Dua gerbang masuk yang meniru gapura istana Jawa dibangun di kedua sisi jalan yang membelah desa. Beberapa ratus meter di sepanjang jalan dibangun pagar batako setinggi sekira satu meter, menggantikan pagar lama dari bambu atau batu bata, dilengkapi gerbang kecil untuk tiap-tiap rumah, tetap dengan gaya gapura namun sederhana. Pagar ini dicat abu-abu dan dihias dengan warna hijau. Ide ini dipuji pejabat pemerintahan setempat. Dorongan untuk berpartisipasi lebih besar dalam lomba pembangunan desa berikutnya membuat “proyek pagar beton” diperluas pada 1978, dengan membangun sembilan gerbang baru dengan gaya gapura. Pembangunan besar-besaran ini tak terjadi jika tak ada lomba pembangunan antardesa.
Gapura pun menjadi pemandangan umum di seluruh Jawa, dengan tambahan angka-angka 17-8-1945 yang sering kali dicat atau diukirkan pada gapura-gapura itu. Pemandangan ini terlihat di desa hingga pelosok.
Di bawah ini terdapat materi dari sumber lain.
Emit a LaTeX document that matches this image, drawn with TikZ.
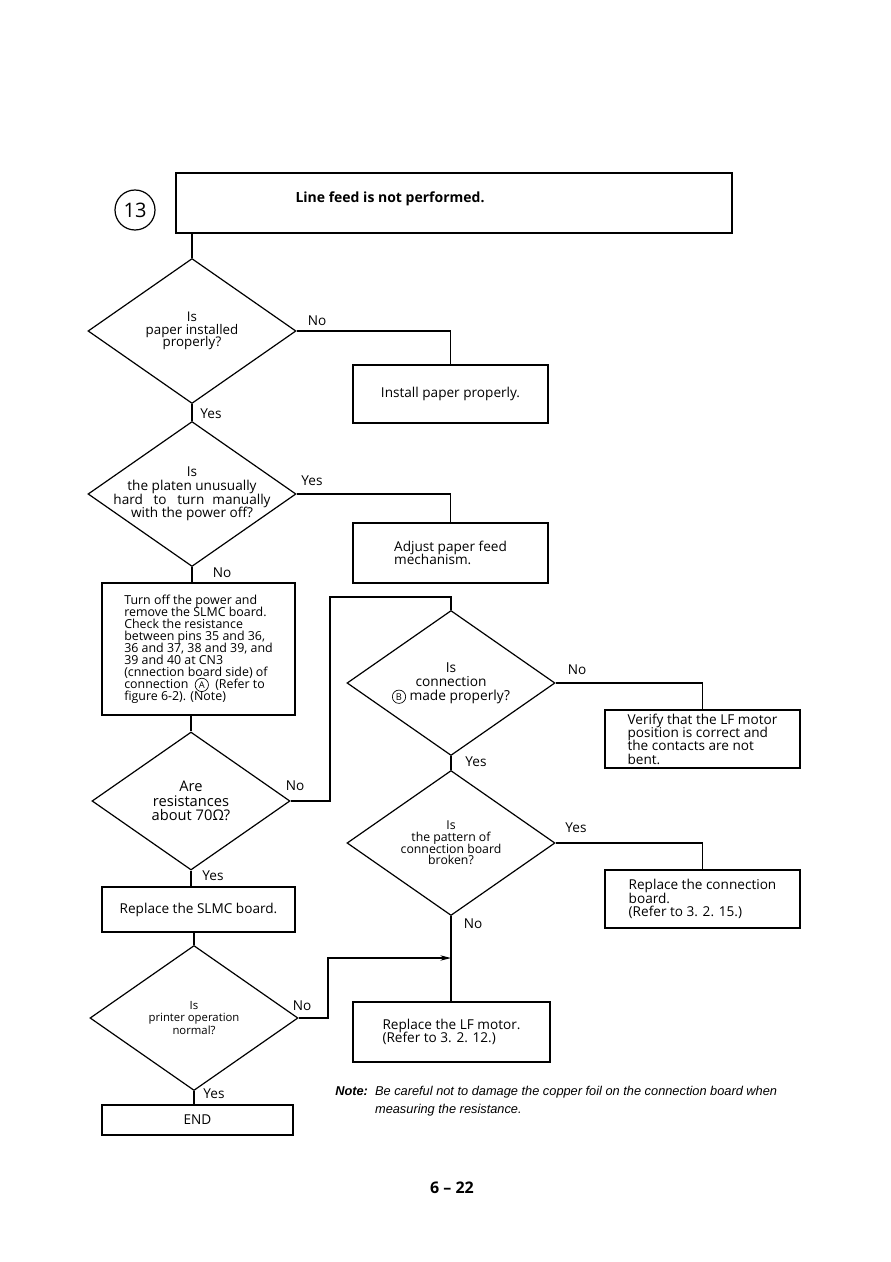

Di kabupaten yang lebih kaya semua rumah yang berada di tepi jalan raya dilengkapi dengan gapura beton. Sedangkan kabupaten miskin cukup membuat gapuranya dengan bambu. Perbedaan yang mencolok ini berkaitan dengan perbatasan geografis antara dua unit administratif. Sekimoto pun menyimpulkan, “bangunan-bangunan ini merupakan sebuah usaha kolektif yang dirancang oleh negara.”
Keseragaman pagar dan gapura, menurut Sekimoto, mencerminkan keseragaman pemerintahan yang gemar mempromosikan keseragaman di kalangan rakyatnya dan di seluruh negeri. “Ini merupakan proyek politik dalam pengertian para pemimpin Orde Baru di tingkat rakyat berusaha untuk bersaing mendemonstrasikan kepemimpinan dan persatuan rakyat di bawah pimpinan mereka,” tulis Sekimoto.
Ini berbeda dengan Hari Kemerdekaan pada masa Orde Lama. “Seingat penduduk desa, sebelum tahun 1965 perayaan ini pernah dikaitkan dengan politik-politik partai pada masa Sukarno,” tulis Sekimoto. “Cabang-cabang partai setempat dengan organisasi-organisasi massa mereka saling bersaing sengit untuk mengumpulkan pendukung pada kesempatan ini.”
Menurut Farabi Fakih, berbeda dengan Sukarno, dengan perencanaan nation-building-nya yang jelas melalui pembangunan proyek-proyek fisik yang bombastis di ibukota Jakarta: jalan raya terpanjang, gedung tertinggi, stadion terbesar; Soeharto tak memimpikan cara-cara pembangunan seperti itu. “Pembangunan Soeharto bersifat ubiquitous; sesuatu yang ada di mana-mana di negara Orde Baru,” tulis Farabi, “Rumah Indonesia Indah: Imaji Postmodern dan Iklan Real Estate Indonesia,” termuat dalam Masihkah Indonesia karya A. Budi Susanto.
Negara akan mengingatkan keberadaannya kepada warganya melalui reproduksi imaji-imaji negara di seantero wilayah. Ia tak bertujuan menciptakan manusia revolusioner yang kritis, melainkan menciptakan manusia Indonesia “seutuhnya” yang disiplin dan patuh. “Negara terus menerus hadir di tingkat yang paling intim; ketika berjalan pagi dan melewati gapura 17 Agustusan.”
Kini, ketika kita sulit menemukan gapura bernuansa tujuhbelasan, apakah kita lantas mensyukurinya karena tak ada lagi ideologi kepatuhan?